Publication | Open Access
Uncertainty propagation and sensitivity analysis of an artificial neural network used as wind turbine load surrogate model
18
Citations
12
References
2020
Year
Abstract Recent studies have shown the advantage of replacing aeroelastic simulations with regression models based on Artificial Neural Networks (ANNs), which can be used as surrogate models for fast and efficient wind turbine load assessments. Once trained on a high-fidelity load simulation database covering a broad range of conditions, the surrogate model can be applied to predict loads for any site with wind climate falling within the range covered by the database. The aim of this study is to quantify the uncertainty propagation through such an ANN and to analyse how much the selected input variables influence the variance of the fatigue blade load estimations by means of a global sensitivity analysis. Results confirm that the selected ANN architecture seems suitable for this task resulting in small output uncertainties.
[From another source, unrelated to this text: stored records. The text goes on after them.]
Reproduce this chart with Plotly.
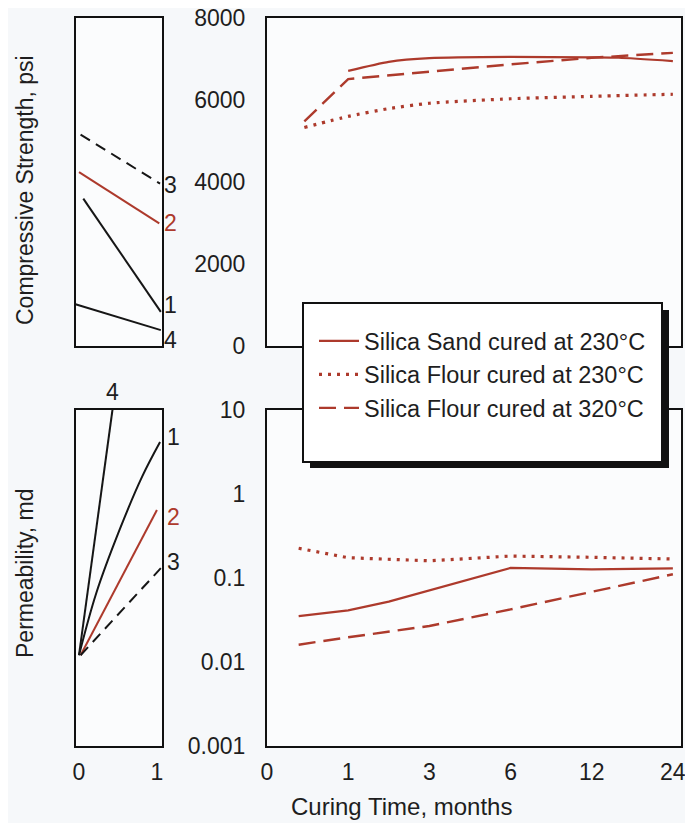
import numpy as np
import plotly.graph_objects as go

W, H = 685, 815   # figure size (page body has an 8px margin)
OFF = 8           # page body margin of the html page

# ---------------- data ----------------
month_ticks = [0, 1, 3, 6, 12, 24]
month_tick_labels = ["0", "1", "3", "6", "12", "24"]
strength_ticks = [0, 2000, 4000, 6000, 8000]
strength_tick_labels = ["0", "2000", "4000", "6000", "8000"]
perm_ticks = [0.001, 0.01, 0.1, 1, 10]
perm_tick_labels = ["0.001", "0.01", "0.1", "1", "10"]
side_ticks = [0, 1]
side_tick_labels = ["0", "1"]

series_names = ["Silica Sand cured at 230°C",
                "Silica Flour cured at 230°C",
                "Silica Flour cured at 320°C"]

# Compressive strength, psi
cs_sand230_months = [1, 2, 3, 6, 12, 16, 24]
cs_sand230 = [6710, 6930, 7020, 7050, 7040, 7030, 6950]
cs_flour230_months = [0.46, 1, 2, 3, 6, 12, 24]
cs_flour230 = [5330, 5600, 5790, 5920, 6030, 6090, 6140]
cs_flour320_months = [0.46, 1, 3, 6, 12, 24]
cs_flour320 = [5480, 6510, 6690, 6870, 7030, 7150]

# Permeability, md
pm_sand230_months = [0.39, 1, 2, 3, 4.5, 6, 12, 24]
pm_sand230 = [0.035, 0.041, 0.052, 0.071, 0.098, 0.131, 0.126, 0.129]
pm_flour230_months = [0.39, 1, 3, 6, 12, 24]
pm_flour230 = [0.224, 0.173, 0.159, 0.181, 0.175, 0.167]
pm_flour320_months = [0.39, 1, 3, 6, 12, 24]
pm_flour320 = [0.016, 0.0196, 0.0267, 0.042, 0.068, 0.110]

# Side (comparison) panels, lines 1-4
side_labels = ["1", "2", "3", "4"]
cs_side1_x = [0.055, 1.05]
cs_side1 = [3595, 832]
cs_side2_x = [0.0, 1.03]
cs_side2 = [4242, 2989]
cs_side3_x = [0.02, 1.04]
cs_side3 = [5156, 3959]
cs_side4_x = [-0.045, 1.05]
cs_side4 = [1018, 388]

pm_side1_x = [0.0, 0.22, 0.52, 0.81, 1.04]
pm_side1 = [0.012, 0.065, 0.37, 1.59, 4.1]
pm_side2_x = [0.02, 1.0]
pm_side2 = [0.012, 0.64]
pm_side3_x = [0.02, 1.05]
pm_side3 = [0.012, 0.13]
pm_side4_x = [0.0, 0.43]
pm_side4 = [0.012, 10]

# label anchor points for the side-panel line numbers
cs_label_x = [1.18, 1.18, 1.18, 1.18]
cs_label_y = [994, 3006, 3935, 145]
pm_label_x = [1.21, 1.21, 1.21, 0.43]
pm_label_y = [4.75, 0.53, 0.155, 16.3]

# ---------------- styles ----------------
RED = "#ad3a2c"
BLK = "#161616"
FONT = "Liberation Sans, Arial, sans-serif"
FS = 23
TXT = "#1e1e1e"

SIDE_XR = [-0.045, 1.065]
MAIN_XR = [0, 5.1]
CS_YR = [0, 8000]
PM_YR = [-3, 1]


def px(x):
    return (x - OFF) / W


def py(y):
    return 1 - (y - OFF) / H


def mpos(months):
    return np.interp(months, month_ticks, np.arange(len(month_ticks)))


def frac(v, r):
    return (v - r[0]) / (r[1] - r[0])


fig = go.Figure()

styles = [dict(color=RED, width=2.2, shape="spline", smoothing=0.6),
          dict(color=RED, width=3.2, dash="3px,6px", shape="spline", smoothing=0.6),
          dict(color=RED, width=2.4, dash="17px,8px")]

for i, (mx, vy) in enumerate([(cs_sand230_months, cs_sand230),
                              (cs_flour230_months, cs_flour230),
                              (cs_flour320_months, cs_flour320)]):
    fig.add_trace(go.Scatter(x=mpos(mx), y=vy, mode="lines", line=styles[i],
                             name=series_names[i], showlegend=True,
                             xaxis="x2", yaxis="y2", hoverinfo="skip"))

pm_styles = [dict(color=RED, width=2.2),
             dict(color=RED, width=3.2, dash="3px,6px"),
             dict(color=RED, width=2.4, dash="17px,8px")]

for i, (mx, vy) in enumerate([(pm_sand230_months, pm_sand230),
                              (pm_flour230_months, pm_flour230),
                              (pm_flour320_months, pm_flour320)]):
    fig.add_trace(go.Scatter(x=mpos(mx), y=vy, mode="lines", line=pm_styles[i],
                             name=series_names[i], showlegend=False,
                             xaxis="x4", yaxis="y4", hoverinfo="skip"))

side_styles = [dict(color=BLK, width=2, shape="spline"),
               dict(color=RED, width=2),
               dict(color=BLK, width=2, dash="11px,7px"),
               dict(color=BLK, width=2)]

for i, (sx, sy) in enumerate([(cs_side1_x, cs_side1), (cs_side2_x, cs_side2),
                              (cs_side3_x, cs_side3), (cs_side4_x, cs_side4)]):
    fig.add_trace(go.Scatter(x=sx, y=sy, mode="lines", line=side_styles[i],
                             showlegend=False, xaxis="x", yaxis="y",
                             hoverinfo="skip"))

for i, (sx, sy) in enumerate([(pm_side1_x, pm_side1), (pm_side2_x, pm_side2),
                              (pm_side3_x, pm_side3), (pm_side4_x, pm_side4)]):
    fig.add_trace(go.Scatter(x=sx, y=sy, mode="lines", line=side_styles[i],
                             showlegend=False, xaxis="x3", yaxis="y3",
                             hoverinfo="skip"))

annotations = []
for i, lab in enumerate(side_labels):
    col = RED if lab == "2" else TXT
    annotations.append(dict(x=frac(cs_label_x[i], SIDE_XR), y=frac(cs_label_y[i], CS_YR),
                            xref="x domain", yref="y domain",
                            text=lab, showarrow=False, xanchor="center", yanchor="middle",
                            font=dict(size=FS, color=col, family=FONT)))
    annotations.append(dict(x=frac(pm_label_x[i], SIDE_XR),
                            y=frac(np.log10(pm_label_y[i]), PM_YR),
                            xref="x3 domain", yref="y3 domain", text=lab, showarrow=False,
                            xanchor="center", yanchor="middle",
                            font=dict(size=FS, color=col, family=FONT)))

annotations += [
    dict(x=px(25), y=py(190), xref="paper", yref="paper",
         text="Compressive Strength, psi", textangle=-90, showarrow=False,
         xanchor="center", yanchor="middle",
         font=dict(size=FS, color=TXT, family=FONT)),
    dict(x=px(25), y=py(573), xref="paper", yref="paper",
         text="Permeability, md", textangle=-90, showarrow=False,
         xanchor="center", yanchor="middle",
         font=dict(size=FS, color=TXT, family=FONT)),
    dict(x=px(401), y=py(806), xref="paper", yref="paper",
         text="Curing Time, months", showarrow=False,
         xanchor="center", yanchor="middle",
         font=dict(size=FS + 1, color=TXT, family=FONT)),
]

# legend box with drop shadow
bx0, bx1, by0, by1 = 303, 662, 303, 462
shapes = [
    dict(type="rect", xref="paper", yref="paper", layer="above",
         x0=px(bx0 + 7), x1=px(bx1 + 7), y0=py(by1 + 6), y1=py(by0 + 7),
         fillcolor="#111", line=dict(width=0)),
    dict(type="rect", xref="paper", yref="paper", layer="above",
         x0=px(bx0), x1=px(bx1), y0=py(by1), y1=py(by0),
         fillcolor="white", line=dict(color="#111", width=2)),
]

left_dom = [px(75.5), px(162)]
right_dom = [px(267), px(681)]
top_dom = [py(346), py(18)]
bot_dom = [py(746), py(409.5)]

frame = dict(showline=True, mirror=True, linecolor="#111", linewidth=2,
             showgrid=False, zeroline=False, ticks="", automargin=False,
             ticklabeloverflow="allow",
             tickfont=dict(size=FS, color=TXT, family=FONT))

fig.update_layout(
    width=W, height=H, autosize=False,
    margin=dict(l=0, r=0, t=0, b=0, pad=0, autoexpand=False),
    paper_bgcolor="#f6f8fa", plot_bgcolor="#fbfcfd",
    font=dict(family=FONT, size=FS, color=TXT),
    showlegend=True,
    legend=dict(x=px(314), y=py(319), xanchor="left", yanchor="top",
                bgcolor="rgba(0,0,0,0)", borderwidth=0, itemwidth=40,
                font=dict(size=FS + 0.5, color=TXT, family=FONT)),
    xaxis=dict(domain=left_dom, range=SIDE_XR, showticklabels=False,
               anchor="y", **frame),
    yaxis=dict(domain=top_dom, range=CS_YR, showticklabels=False,
               anchor="x", **frame),
    xaxis2=dict(domain=right_dom, range=MAIN_XR, showticklabels=False,
                anchor="y2", **frame),
    yaxis2=dict(domain=top_dom, range=CS_YR, tickvals=strength_ticks,
                ticktext=strength_tick_labels, ticklabelstandoff=15,
                anchor="x2", **frame),
    xaxis3=dict(domain=left_dom, range=SIDE_XR, tickvals=side_ticks,
                ticktext=side_tick_labels, ticklabelstandoff=4,
                anchor="y3", **frame),
    yaxis3=dict(domain=bot_dom, type="log", range=PM_YR, showticklabels=False,
                anchor="x3", **frame),
    xaxis4=dict(domain=right_dom, range=MAIN_XR,
                tickvals=list(range(len(month_ticks))),
                ticktext=month_tick_labels, ticklabelstandoff=4,
                anchor="y4", **frame),
    yaxis4=dict(domain=bot_dom, type="log", range=PM_YR, tickvals=perm_ticks,
                ticktext=perm_tick_labels, ticklabelstandoff=15,
                anchor="x4", **frame),
    annotations=annotations,
    shapes=shapes,
)

fig.write_html("out.html")
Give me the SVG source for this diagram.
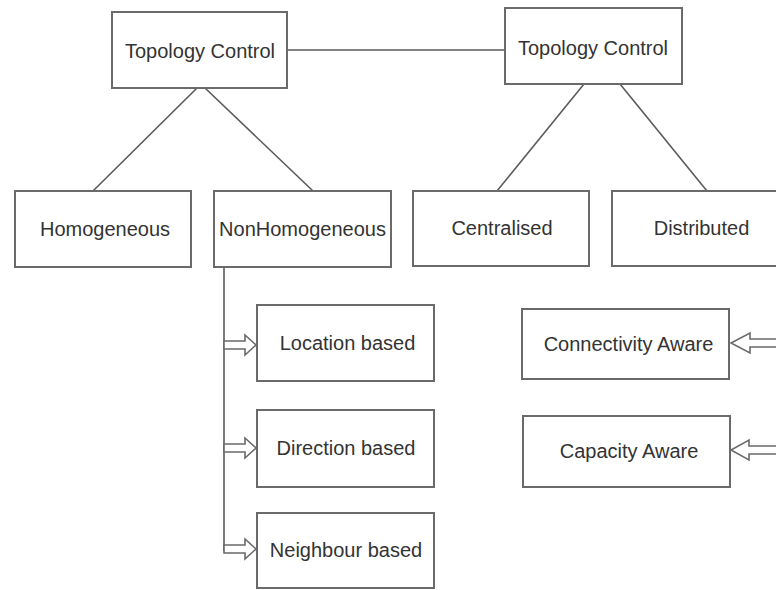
<svg xmlns="http://www.w3.org/2000/svg" width="776" height="590" viewBox="0 0 776 590">
  <style>
    .box { fill: #ffffff; stroke: #6a6a6a; stroke-width: 2; }
    .lbl { font-family: "Liberation Sans", Arial, sans-serif; font-size: 20px; fill: #333333; text-anchor: middle; }
    .wire { fill: none; stroke: #5a5a5a; stroke-width: 1.6; }
    .hollow { fill: #ffffff; stroke: #6a6a6a; stroke-width: 1.6; stroke-linejoin: miter; }
  </style>
  <rect width="776" height="590" fill="#ffffff"/>

  <!-- connectors -->
  <g id="connectors">
    <line class="wire" x1="287" y1="50" x2="505" y2="50"/>
    <line class="wire" x1="197" y1="88" x2="93" y2="191"/>
    <line class="wire" x1="205" y1="88" x2="313" y2="191"/>
    <line class="wire" x1="584" y1="84" x2="497" y2="191"/>
    <line class="wire" x1="620" y1="84" x2="707" y2="191"/>
    <line class="wire" x1="224" y1="267" x2="224" y2="551"/>
    <!-- hollow block arrows into the NonHomogeneous sub-types -->
    <polygon class="hollow" points="224,341 245,341 245,335 256,345 245,355 245,349 224,349"/>
    <polygon class="hollow" points="224,444 245,444 245,438 256,448 245,458 245,452 224,452"/>
    <polygon class="hollow" points="224,545 245,545 245,539 256,549 245,559 245,553 224,553"/>
    <!-- hollow block arrows entering from the right edge -->
    <path class="hollow" d="M778,339 L750,339 L750,333 L731,343 L750,353 L750,347 L778,347"/>
    <path class="hollow" d="M778,446 L749,446 L749,440 L731,450 L749,460 L749,454 L778,454"/>
  </g>

  <g id="tc-left">
    <rect class="box" x="112" y="12" width="175" height="76"/>
    <text class="lbl" x="200" y="58">Topology Control</text>
  </g>
  <g id="tc-right">
    <rect class="box" x="505" y="8" width="177" height="76"/>
    <text class="lbl" x="593" y="55">Topology Control</text>
  </g>
  <g id="homogeneous">
    <rect class="box" x="15" y="191" width="176" height="76"/>
    <text class="lbl" x="105" y="236">Homogeneous</text>
  </g>
  <g id="nonhomogeneous">
    <rect class="box" x="214" y="191" width="177" height="76"/>
    <text class="lbl" x="302.5" y="236">NonHomogeneous</text>
  </g>
  <g id="centralised">
    <rect class="box" x="413" y="191" width="176" height="75"/>
    <text class="lbl" x="502" y="235">Centralised</text>
  </g>
  <g id="distributed">
    <rect class="box" x="612" y="191" width="170" height="75"/>
    <text class="lbl" x="701.5" y="235">Distributed</text>
  </g>
  <g id="location">
    <rect class="box" x="257" y="305" width="177" height="76"/>
    <text class="lbl" x="347.5" y="350">Location based</text>
  </g>
  <g id="direction">
    <rect class="box" x="257" y="410" width="177" height="77"/>
    <text class="lbl" x="346" y="455">Direction based</text>
  </g>
  <g id="neighbour">
    <rect class="box" x="257" y="513" width="177" height="75"/>
    <text class="lbl" x="346" y="557">Neighbour based</text>
  </g>
  <g id="connectivity">
    <rect class="box" x="522" y="309" width="207" height="70"/>
    <text class="lbl" x="628.5" y="351">Connectivity Aware</text>
  </g>
  <g id="capacity">
    <rect class="box" x="523" y="416" width="207" height="71"/>
    <text class="lbl" x="629" y="458">Capacity Aware</text>
  </g>
</svg>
Furthermore, the sensitivity analysis shows that the turbulence is mainly responsible for the blade load estimation, followed by the wind shear and the wind speed. The contributions of the turbulence length scale, turbulence anisotropy factor and wind veer angle are comparatively low. Comparing three different methods for sensitivity analysis shows that the partial derivative algorithm, Sobol variance decomposition and Shapley effect result in similar sensitivity measures.